Su altre questioni fondamentali, squisitamente etiche o politiche, gli unici veri spunti vengono dalla società civile: innanzi tutto da Amnesty International, che per la prima volta nella sua storia pluridecennale entra nella campagna elettorale con l'intento di impegnare i futuri rappresentanti del popolo su un'agenda di 10 punti, che vanno dall'operazione trasparenza delle forze dell'ordine (in modo che non ci sia mai più un caso come quello di Genova) al controllo dell'operato delle multinazionali (vedi ENI sul petrolio), passando per nuove leggi per i rifugiati, gli immigrati, per le donne vittime di violenza, per i gay, per i Rom, per i carcerati.

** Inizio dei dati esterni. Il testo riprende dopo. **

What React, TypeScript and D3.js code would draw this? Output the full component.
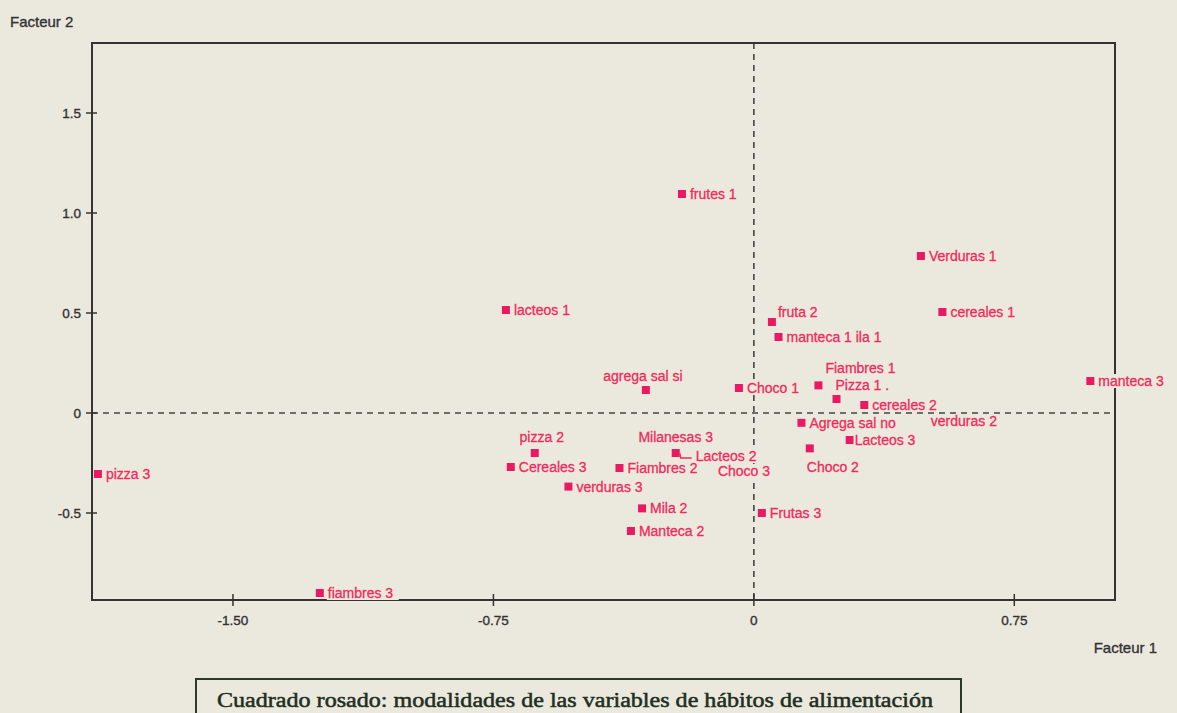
import React from "react";
import * as d3 from "d3";

const names = [
  "pizza 3", "fiambres 3", "lacteos 1", "frutes 1", "agrega sal si", "Choco 1",
  "fruta 2", "manteca 1 ila 1", "Fiambres 1", "Pizza 1 .", "cereales 2", "verduras 2",
  "Agrega sal no", "Choco 2", "Lacteos 3", "Verduras 1", "cereales 1", "manteca 3",
  "pizza 2", "Cereales 3", "Milanesas 3", "Lacteos 2", "Choco 3", "Fiambres 2",
  "verduras 3", "Mila 2", "Manteca 2", "Frutas 3",
];
const factor1 = [
  -1.889, -1.25, -0.714, -0.207, -0.311, -0.043,
  0.052, 0.071, 0.186, 0.238, 0.318, 0.501,
  0.137, 0.161, 0.276, 0.481, 0.543, 0.969,
  -0.631, -0.70, -0.225, -0.225, -0.141, -0.387,
  -0.534, -0.322, -0.354, 0.023,
];
const factor2 = [
  -0.305, -0.90, 0.515, 1.095, 0.115, 0.125,
  0.455, 0.38, 0.138, 0.07, 0.04, 0.035,
  -0.049, -0.177, -0.135, 0.785, 0.505, 0.16,
  -0.20, -0.27, -0.20, -0.20, -0.265, -0.275,
  -0.368, -0.477, -0.59, -0.50,
];

const xTicks = [-1.5, -0.75, 0, 0.75];
const xTickLabels = ["-1.50", "-0.75", "0", "0.75"];
const yTicks = [-0.5, 0, 0.5, 1.0, 1.5];
const yTickLabels = ["-0.5", "0", "0.5", "1.0", "1.5"];

const xAxisTitle = "Facteur 1";
const yAxisTitle = "Facteur 2";
const legendText = "Cuadrado rosado: modalidades de las variables de hábitos de alimentación";

// label placement (offsets from marker, in px) keyed by name
const labelPlacement: Record<string, { dx: number; dy: number; anchor?: string }> = {
  "agrega sal si": { dx: -3, dy: -14, anchor: "middle" },
  "fruta 2": { dx: 6, dy: -10 },
  "Fiambres 1": { dx: 7, dy: -17 },
  "Pizza 1 .": { dx: -1, dy: -14 },
  "verduras 2": { dx: 3, dy: 15 },
  "Choco 2": { dx: -3, dy: 19 },
  "Lacteos 3": { dx: 5, dy: 0 },
  "pizza 2": { dx: 7, dy: -16, anchor: "middle" },
  "Milanesas 3": { dx: 0, dy: -16, anchor: "middle" },
  "Lacteos 2": { dx: 20, dy: 3 },
  "Choco 3": { dx: 13, dy: 5 },
};
const hiddenMarkers = ["verduras 2", "Choco 3", "Milanesas 3"];

const W = 1177;
const H = 713;
const BG = "#ebe9de";
const PINK = "#f02a5c";
const SQUARE = "#ea1a62";
const DARK = "#333333";

export default function App() {
  const x = d3.scaleLinear().domain([-1.906, 1.04]).range([92, 1115]);
  const y = d3.scaleLinear().domain([-0.935, 1.85]).range([600, 43]);
  const [x0, x1] = x.range();
  const [y0, y1] = y.range();

  const pts = names.map((n, i) => ({ name: n, px: x(factor1[i]), py: y(factor2[i]) }));
  const font = "'Liberation Sans', Arial, sans-serif";
  const fs = 14;

  const measure = (s: string) => s.length * fs * 0.5;

  return (
    <svg width={W} height={H} style={{ position: "absolute", left: 0, top: 0, display: "block" }}>
      <rect x={0} y={0} width={W} height={H} fill={BG} />
      {/* dashed zero lines */}
      <line x1={x0} x2={x1} y1={y(0)} y2={y(0)} stroke="#444" strokeWidth={1.6} strokeDasharray="6 5" />
      <line x1={x(0)} x2={x(0)} y1={y1} y2={y0} stroke="#444" strokeWidth={1.6} strokeDasharray="6 5" />
      {/* frame */}
      <rect x={x0} y={y1} width={x1 - x0} height={y0 - y1} fill="none" stroke={DARK} strokeWidth={2} />
      {/* ticks */}
      {xTicks.map((t, i) => (
        <g key={"xt" + i}>
          <line x1={x(t)} x2={x(t)} y1={y0 - 6} y2={y0 + 6} stroke={DARK} strokeWidth={1.5} />
          <text x={x(t)} y={y0 + 25} textAnchor="middle" fontFamily={font} fontSize={13.5} fill={DARK}
            stroke={DARK} strokeWidth={0.35}>
            {xTickLabels[i]}
          </text>
        </g>
      ))}
      {yTicks.map((t, i) => (
        <g key={"yt" + i}>
          <line x1={x0 - 6} x2={x0 + 5} y1={y(t)} y2={y(t)} stroke={DARK} strokeWidth={1.5} />
          <text x={x0 - 11} y={y(t) + 5} textAnchor="end" fontFamily={font} fontSize={13.5} fill={DARK}
            stroke={DARK} strokeWidth={0.35}>
            {yTickLabels[i]}
          </text>
        </g>
      ))}
      <text x={10} y={27} fontFamily={font} fontSize={15} fill={DARK} stroke={DARK} strokeWidth={0.35}>{yAxisTitle}</text>
      <text x={1157} y={653} textAnchor="end" fontFamily={font} fontSize={15} fill={DARK} stroke={DARK} strokeWidth={0.35}>{xAxisTitle}</text>

      {/* markers */}
      {pts.filter((p) => !hiddenMarkers.includes(p.name)).map((p) => (
        <rect key={"m" + p.name} x={p.px - 4} y={p.py - 4} width={8} height={8} fill={SQUARE} />
      ))}
      {/* leader for Lacteos 2 */}
      {(() => {
        const p = pts.find((q) => q.name === "Lacteos 2")!;
        return (
          <polyline
            points={`${p.px + 4},${p.py} ${p.px + 5},${p.py + 5} ${p.px + 16},${p.py + 5}`}
            fill="none" stroke={PINK} strokeWidth={1.5}
          />
        );
      })()}
      {/* labels */}
      {pts.map((p) => {
        const pl = labelPlacement[p.name] || { dx: 8, dy: 0 };
        const anchor = pl.anchor || "start";
        const w = measure(p.name);
        const tx = p.px + pl.dx;
        const bx = anchor === "middle" ? tx - w / 2 : tx;
        const ty = p.py + pl.dy;
        return (
          <g key={"l" + p.name}>
            <rect x={bx - 1} y={ty - 7} width={w + 2} height={14} fill={BG} />
            <text x={tx} y={ty + 5} textAnchor={anchor} fontFamily={font} fontSize={fs} fill={PINK}
              stroke={PINK} strokeWidth={0.3}>
              {p.name}
            </text>
          </g>
        );
      })}

      {/* legend box */}
      <rect x={196} y={679} width={765} height={60} fill="none" stroke="#2a3a2a" strokeWidth={2} />
      <text x={217} y={707} fontFamily="'Liberation Serif', 'Times New Roman', serif" fontSize={20}
        fill="#1f2f22" stroke="#1f2f22" strokeWidth={0.5} textLength={716} lengthAdjust="spacingAndGlyphs">
        {legendText}
      </text>
    </svg>
  );
}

C'è la proposta di Libera- Gruppo Abele sulla corruzione. L'agenda di sette organizzazioni italiane per l'ambiente sulla tutela del territorio. Il manifesto di Greenpeace sulle energie rinnovabili e le richieste di Banca Etica sulla finanza. Siamo pronti a scommettere, felici di essere smentiti, che in televisione non ne sentiremo parlare, e non succederebbe nemmeno se i canali a disposizione fossero il doppio (a proposito: il silenzio su una doverosa riforma televisiva è di tipo tombale, ma anche questo lo abbiamo già scritto). Ci verrà propinato l'ennesimo “Ballarò” o “Servizio pubblico” o “Piazza pulita” sulle tasse, sull'economia, sull'occupazione, resi magari più piccanti dall'ennesimo scandalo sui soldi pubblici, le polemiche fra Tizio e Caio, il saliscendi nei sondaggi, il toto-governo e il toto-alleanze e altre amenità da campagna elettorale della Terra dei cachi (termine che non volevamo più usare, ma che diventa obbligatorio di fronte a questo spettacolo).
Poi, finalmente, arriverà il sabato del villaggio, il 23 di febbraio. E il 26 sapremo se la Terra dei cachi vuole cominciare a tornare a essere Italia (noi crediamo di sì) o se invece preferisce occuparsi del festival di Sanremo.